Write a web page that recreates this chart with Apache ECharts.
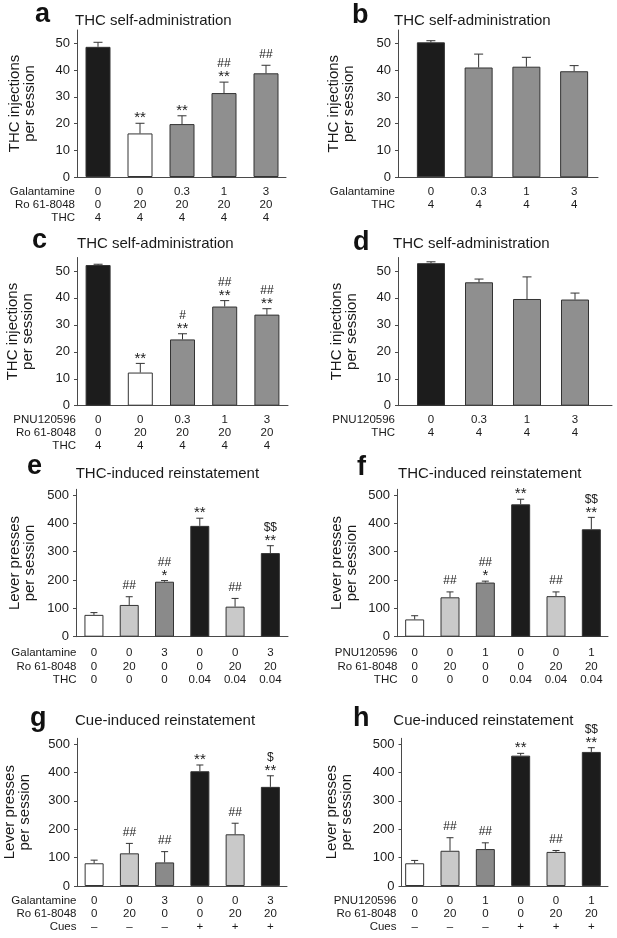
<!DOCTYPE html>
<html><head><meta charset="utf-8">
<script src="https://cdn.jsdelivr.net/npm/echarts@6/dist/echarts.min.js"></script>
<style>html,body{margin:0;padding:0;background:#fff}#c{width:617px;height:938px}</style>
</head><body><div id="c"></div>
<script>
// ---------- DATA ----------
// Panel a
const aGalantamine = ['0','0','0.3','1','3'];
const aRo = ['0','20','20','20','20'];
const aTHC = ['4','4','4','4','4'];
const aMean = [48.7, 16.3, 19.8, 31.4, 38.8];
const aErr = [1.7, 3.8, 3.1, 4.1, 3.0];
const aSig = ['', '**', '**', '##\n**', '##'];
const aRowNames = ['Galantamine', 'Ro 61-8048', 'THC'];
// Panel b
const bGalantamine = ['0','0.3','1','3'];
const bTHC = ['4','4','4','4'];
const bMean = [50.4, 41.0, 41.3, 39.6];
const bErr = [0.6, 5.0, 3.5, 2.1];
const bSig = ['', '', '', ''];
const bRowNames = ['Galantamine', 'THC'];
// Panel c
const cPNU = ['0','0','0.3','1','3'];
const cRo = ['0','20','20','20','20'];
const cTHC = ['4','4','4','4','4'];
const cMean = [52.2, 12.3, 24.6, 36.8, 33.8];
const cErr = [0.3, 3.4, 2.1, 2.2, 2.2];
const cSig = ['', '**', '#\n**', '##\n**', '##\n**'];
const cRowNames = ['PNU120596', 'Ro 61-8048', 'THC'];
// Panel d
const dPNU = ['0','0.3','1','3'];
const dTHC = ['4','4','4','4'];
const dMean = [52.9, 45.8, 39.6, 39.4];
const dErr = [0.5, 1.2, 8.2, 2.4];
const dSig = ['', '', '', ''];
const dRowNames = ['PNU120596', 'THC'];
// Panel e
const eGalantamine = ['0','0','3','0','0','3'];
const eRo = ['0','20','0','0','20','20'];
const eTHC = ['0','0','0','0.04','0.04','0.04'];
const eMean = [77, 112, 194, 391, 106, 295];
const eErr = [8, 29, 4, 27, 29, 26];
const eSig = ['', '##', '##\n*', '**', '##', '$$\n**'];
const eRowNames = ['Galantamine', 'Ro 61-8048', 'THC'];
// Panel f
const fPNU = ['0','0','1','0','0','1'];
const fRo = ['0','20','0','0','20','20'];
const fTHC = ['0','0','0','0.04','0.04','0.04'];
const fMean = [61, 139, 191, 467, 143, 379];
const fErr = [13, 19, 5, 18, 15, 42];
const fSig = ['', '##', '##\n*', '**', '##', '$$\n**'];
const fRowNames = ['PNU120596', 'Ro 61-8048', 'THC'];
// Panel g
const gGalantamine = ['0','0','3','0','0','3'];
const gRo = ['0','20','0','0','20','20'];
const gCues = ['\u2013','\u2013','\u2013','+','+','+'];
const gMean = [80, 115, 83, 404, 182, 349];
const gErr = [11, 35, 38, 22, 39, 39];
const gSig = ['', '##', '##', '**', '##', '$\n**'];
const gRowNames = ['Galantamine', 'Ro 61-8048', 'Cues'];
// Panel h
const hPNU = ['0','0','1','0','0','1'];
const hRo = ['0','20','0','0','20','20'];
const hCues = ['\u2013','\u2013','\u2013','+','+','+'];
const hMean = [80, 124, 130, 459, 120, 472];
const hErr = [10, 46, 22, 8, 5, 15];
const hSig = ['', '##', '##', '**', '##', '$$\n**'];
const hRowNames = ['PNU120596', 'Ro 61-8048', 'Cues'];

const titleSA = 'THC self-administration';
const titleTHCR = 'THC-induced reinstatement';
const titleCue = 'Cue-induced reinstatement';
const yNameInj = 'THC injections\nper session';
const yNameLever = 'Lever presses\nper session';
const ticksSA = [0, 10, 20, 30, 40, 50];
const ticksRe = [0, 100, 200, 300, 400, 500];

const panels = [
  {id:'a', title:titleSA, yName:yNameInj, rows:[aGalantamine,aRo,aTHC], rowNames:aRowNames, mean:aMean, err:aErr, sig:aSig, ticks:ticksSA},
  {id:'b', title:titleSA, yName:yNameInj, rows:[bGalantamine,bTHC], rowNames:bRowNames, mean:bMean, err:bErr, sig:bSig, ticks:ticksSA},
  {id:'c', title:titleSA, yName:yNameInj, rows:[cPNU,cRo,cTHC], rowNames:cRowNames, mean:cMean, err:cErr, sig:cSig, ticks:ticksSA},
  {id:'d', title:titleSA, yName:yNameInj, rows:[dPNU,dTHC], rowNames:dRowNames, mean:dMean, err:dErr, sig:dSig, ticks:ticksSA},
  {id:'e', title:titleTHCR, yName:yNameLever, rows:[eGalantamine,eRo,eTHC], rowNames:eRowNames, mean:eMean, err:eErr, sig:eSig, ticks:ticksRe},
  {id:'f', title:titleTHCR, yName:yNameLever, rows:[fPNU,fRo,fTHC], rowNames:fRowNames, mean:fMean, err:fErr, sig:fSig, ticks:ticksRe},
  {id:'g', title:titleCue, yName:yNameLever, rows:[gGalantamine,gRo,gCues], rowNames:gRowNames, mean:gMean, err:gErr, sig:gSig, ticks:ticksRe},
  {id:'h', title:titleCue, yName:yNameLever, rows:[hPNU,hRo,hCues], rowNames:hRowNames, mean:hMean, err:hErr, sig:hSig, ticks:ticksRe}
];

// ---------- STYLE / LAYOUT ----------
const K = '#1c1c1c', W = '#ffffff', G = '#8f8f8f', LG = '#c9c9c9', MG = '#8a8a8a';
const colSA = [K, W, G, G, G];
const colSA4 = [K, G, G, G];
const colRe = [W, LG, MG, K, LG, K];
// frame: [axisLeft, axisRight, top, bottom]; bars: [left, right]
const layout = {
  a:{frame:[77,286,30,177], bars:[77,287], yMax:55, nameGap:40, barW:25, cap:9, rowX:75, lh:13, lm:8, letter:[35,15], tpos:[75,21.2], colors:colSA},
  b:{frame:[398,598,30,177.3], bars:[407,598], yMax:55, nameGap:42, barW:28, cap:9, rowX:395, lh:13, lm:8, letter:[352,15.3], tpos:[394,21.2], colors:colSA4},
  c:{frame:[77,288,257.5,405.7], bars:[77,288], yMax:55, nameGap:42, barW:25, cap:9, rowX:76, lh:13, lm:8, letter:[32,241], tpos:[77,243.5], colors:colSA},
  d:{frame:[398,612,257.5,405.7], bars:[407,599], yMax:55, nameGap:39, barW:28, cap:9, rowX:395, lh:13, lm:8, letter:[353,242.7], tpos:[393,243.5], colors:colSA4},
  e:{frame:[76,288,489.3,636.7], bars:[76.3,288], yMax:520, nameGap:39, barW:19, cap:7, rowX:76.5, lh:13.8, lm:9, letter:[27,467], tpos:[75.7,474], colors:colRe},
  f:{frame:[397,608,489.3,636.7], bars:[397,609], yMax:520, nameGap:38, barW:19, cap:7, rowX:397.5, lh:13.8, lm:9, letter:[357,468], tpos:[398,474], colors:colRe},
  g:{frame:[77,287,738.3,886], bars:[76.5,288], yMax:520, nameGap:45, barW:19, cap:7, rowX:76.5, lh:13, lm:8, letter:[30,718.7], tpos:[75,720.9], colors:colRe},
  h:{frame:[401.5,608,738.3,886], bars:[397,609], yMax:520, nameGap:47, barW:19, cap:7, rowX:396.5, lh:13, lm:8, letter:[353,718.7], tpos:[393.3,720.9], colors:colRe}
};
const FONT = '"Liberation Sans", Arial, Helvetica, sans-serif';
const TXT = '#1a1a1a';
const AX = '#4a4a4a';

function sigTexts(s, x, errTopY) {
  // one text element per line, laid from the bottom upward
  const lines = s.split('\n');
  const out = [];
  let y = null;
  for (let j = lines.length - 1; j >= 0; j--) {
    const ln = lines[j];
    const star = ln.charAt(0) === '*';
    if (y === null) y = errTopY + (star ? -5 : -11);
    else y -= 13;
    out.push({type:'text', x:x, y:y,
      style:{text:ln, fill:TXT, font:(star ? '15px ' : '12px ') + FONT,
        align:'center', verticalAlign:'middle', textAlign:'center', textVerticalAlign:'middle'}});
  }
  return out;
}

const option = {animation:false, backgroundColor:'#fff', grid:[], xAxis:[], yAxis:[], series:[], graphic:[]};

panels.forEach((p, k) => {
  const L = layout[p.id];
  const [fl, fr, ft, fb] = L.frame;
  const gi = 2 * k, bi = 2 * k + 1;
  const step = p.ticks[1] - p.ticks[0];
  option.grid.push({left:fl, top:ft, width:fr - fl, height:fb - ft, containLabel:false, outerBoundsMode:'none'});
  option.grid.push({left:L.bars[0], top:ft, width:L.bars[1] - L.bars[0], height:fb - ft, containLabel:false, outerBoundsMode:'none'});
  // frame axes
  option.xAxis.push({gridIndex:gi, type:'value', min:0, max:1,
    axisLine:{show:true, onZero:false, lineStyle:{color:AX, width:1}},
    axisTick:{show:false}, axisLabel:{show:false}, splitLine:{show:false}});
  option.yAxis.push({gridIndex:gi, type:'value', min:0, max:L.yMax, interval:step,
    axisLine:{show:true, onZero:false, lineStyle:{color:AX, width:1}},
    axisTick:{show:true, length:3, customValues:p.ticks, lineStyle:{color:AX}},
    axisLabel:{customValues:p.ticks, fontSize:13, fontFamily:FONT, color:TXT, margin:7,
      formatter:(v) => (v % step === 0 ? String(v) : '')},
    splitLine:{show:false},
    name:p.yName, nameLocation:'middle', nameGap:L.nameGap, nameRotate:90, nameMoveOverlap:false,
    nameTextStyle:{fontSize:15, lineHeight:15, fontFamily:FONT, color:TXT}});
  // bar axes
  const cats = p.rows[0].map((_, i) => p.rows.map(r => r[i]).join('\n'));
  option.xAxis.push({gridIndex:bi, type:'category', data:cats,
    axisLine:{show:false}, axisTick:{show:false}, splitLine:{show:false},
    axisLabel:{interval:0, fontSize:11.5, lineHeight:L.lh, margin:L.lm, fontFamily:FONT, color:TXT}});
  option.yAxis.push({gridIndex:bi, type:'value', min:0, max:L.yMax, show:false, splitLine:{show:false}});
  option.series.push({type:'bar', xAxisIndex:bi, yAxisIndex:bi, barWidth:L.barW,
    data:p.mean.map((v, i) => ({value:v, itemStyle:{color:L.colors[i], borderColor:'#333', borderWidth:1}}))});
  const sig = p.sig;
  option.series.push({type:'custom', xAxisIndex:bi, yAxisIndex:bi, z:5,
    data:p.mean.map((v, i) => [i, v, v + p.err[i]]),
    renderItem:(params, api) => {
      const i = api.value(0);
      const base = api.coord([i, api.value(1)]);
      const top = api.coord([i, api.value(2)]);
      const s = sig[params.dataIndex];
      const hw = L.cap / 2;
      let children = [
        {type:'line', shape:{x1:top[0], y1:base[1], x2:top[0], y2:top[1]}, style:{stroke:'#333', lineWidth:1}},
        {type:'line', shape:{x1:top[0]-hw, y1:top[1], x2:top[0]+hw, y2:top[1]}, style:{stroke:'#333', lineWidth:1}}
      ];
      if (s) children = children.concat(sigTexts(s, top[0], top[1]));
      return {type:'group', children};
    }});
  // row names
  option.graphic.push({type:'text', x:L.rowX, y:fb + L.lm,
    style:{text:p.rowNames.join('\n'), fill:TXT, font:'11.5px ' + FONT, lineHeight:L.lh,
      align:'right', verticalAlign:'top', textAlign:'right', textVerticalAlign:'top'}});
  // panel letter & title
  option.graphic.push({type:'text', x:L.letter[0], y:L.letter[1],
    style:{text:p.id, fill:'#111', font:'bold 27px ' + FONT, align:'left', verticalAlign:'middle', textAlign:'left', textVerticalAlign:'middle'}});
  option.graphic.push({type:'text', x:L.tpos[0], y:L.tpos[1],
    style:{text:p.title, fill:TXT, font:'15px ' + FONT, align:'left', verticalAlign:'middle', textAlign:'left', textVerticalAlign:'middle'}});
});

const chart = echarts.init(document.getElementById('c'), null, {renderer:'canvas'});
chart.setOption(option);
</script></body></html>
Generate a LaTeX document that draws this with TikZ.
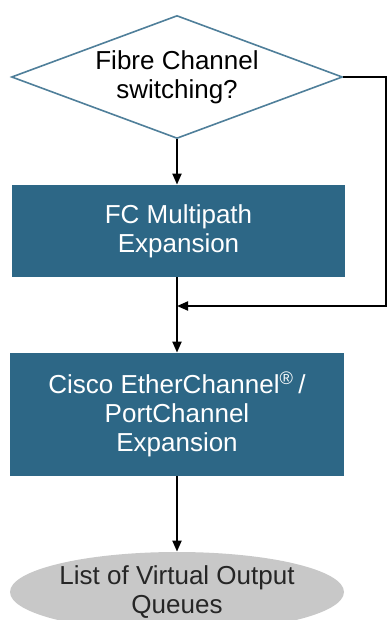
\documentclass[tikz,border=0pt]{standalone}
\usepackage{fontspec}
\setmainfont{Liberation Sans}
\usetikzlibrary{shapes.geometric,arrows.meta}
\definecolor{ciscoteal}{HTML}{2D6786}
\definecolor{diamondedge}{HTML}{4F7F9A}
\definecolor{queuegray}{HTML}{C8C8C8}
\begin{document}
\begin{tikzpicture}[x=0.5pt, y=-0.5pt,
		boxtext/.style={font=\fontsize{13}{14.5}\selectfont, align=center},
		decision/.style={boxtext, diamond, shape aspect=2.69, draw=diamondedge, line width=0.8pt, fill=white,
			inner sep=0pt, minimum width=165.5pt, minimum height=61.5pt},
		process/.style={boxtext, rectangle, fill=ciscoteal, text=white, inner sep=0pt},
		queue/.style={boxtext, ellipse, fill=queuegray, text=black!85, inner sep=0pt,
			minimum width=167pt, minimum height=40pt},
		flow/.style={line width=1pt, -{Triangle[length=5.5pt, width=4.5pt]}}]
		\useasboundingbox (0,0) rectangle (389,620);
		\clip (0,0) rectangle (389,620);

		\node[decision] (fcq) at (177,77) {Fibre Channel\\switching?};
		\node[process, minimum width=166.5pt, minimum height=46pt] (multipath) at (178.5,231) {FC Multipath\\Expansion};
		\node[process, minimum width=167pt, minimum height=61.5pt] (portchan) at (177,414.5) {Cisco EtherChannel\textsuperscript{®}\,/\\PortChannel\\Expansion};
		\node[queue] (voq) at (177,592) {List of Virtual Output\\Queues};

		\coordinate (rtop) at (386,77);
		\coordinate (rbot) at (386,306);
		\coordinate (merge) at (177,306);

		\draw[flow] (fcq.south) -- (fcq.south |- multipath.north);
		\draw[flow] (multipath.south -| fcq.south) -- (portchan.north -| fcq.south);
		\draw[flow] (fcq.east) -- (rtop) -- (rbot) -- (merge);
		\draw[flow] (portchan.south -| fcq.south) -- (voq.north);
	\end{tikzpicture}
\end{document}
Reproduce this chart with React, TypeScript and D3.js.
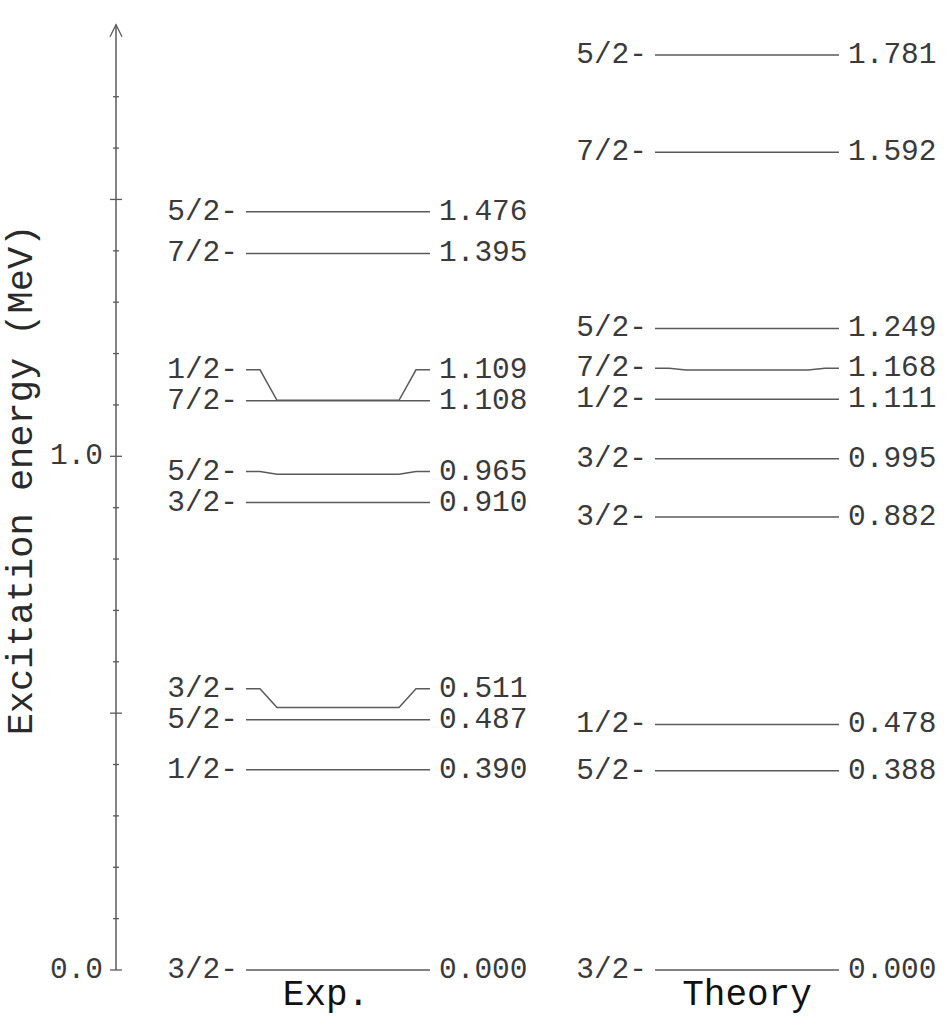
---+---
Instruction:
Repeat exactly, and only, the lines between the line holding "Generate a LaTeX" and the line holding "(voq) at (177,592)", inclusive, leaving pictures out.

Response to the task:
Generate a LaTeX document that draws this with TikZ.
\documentclass[tikz,border=0pt]{standalone}
\usepackage{fontspec}
\setmainfont{Liberation Sans}
\usetikzlibrary{shapes.geometric,arrows.meta}
\definecolor{ciscoteal}{HTML}{2D6786}
\definecolor{diamondedge}{HTML}{4F7F9A}
\definecolor{queuegray}{HTML}{C8C8C8}
\begin{document}
\begin{tikzpicture}[x=0.5pt, y=-0.5pt,
		boxtext/.style={font=\fontsize{13}{14.5}\selectfont, align=center},
		decision/.style={boxtext, diamond, shape aspect=2.69, draw=diamondedge, line width=0.8pt, fill=white,
			inner sep=0pt, minimum width=165.5pt, minimum height=61.5pt},
		process/.style={boxtext, rectangle, fill=ciscoteal, text=white, inner sep=0pt},
		queue/.style={boxtext, ellipse, fill=queuegray, text=black!85, inner sep=0pt,
			minimum width=167pt, minimum height=40pt},
		flow/.style={line width=1pt, -{Triangle[length=5.5pt, width=4.5pt]}}]
		\useasboundingbox (0,0) rectangle (389,620);
		\clip (0,0) rectangle (389,620);

		\node[decision] (fcq) at (177,77) {Fibre Channel\\switching?};
		\node[process, minimum width=166.5pt, minimum height=46pt] (multipath) at (178.5,231) {FC Multipath\\Expansion};
		\node[process, minimum width=167pt, minimum height=61.5pt] (portchan) at (177,414.5) {Cisco EtherChannel\textsuperscript{®}\,/\\PortChannel\\Expansion};
		\node[queue] (voq) at (177,592) {List of Virtual Output\\Queues};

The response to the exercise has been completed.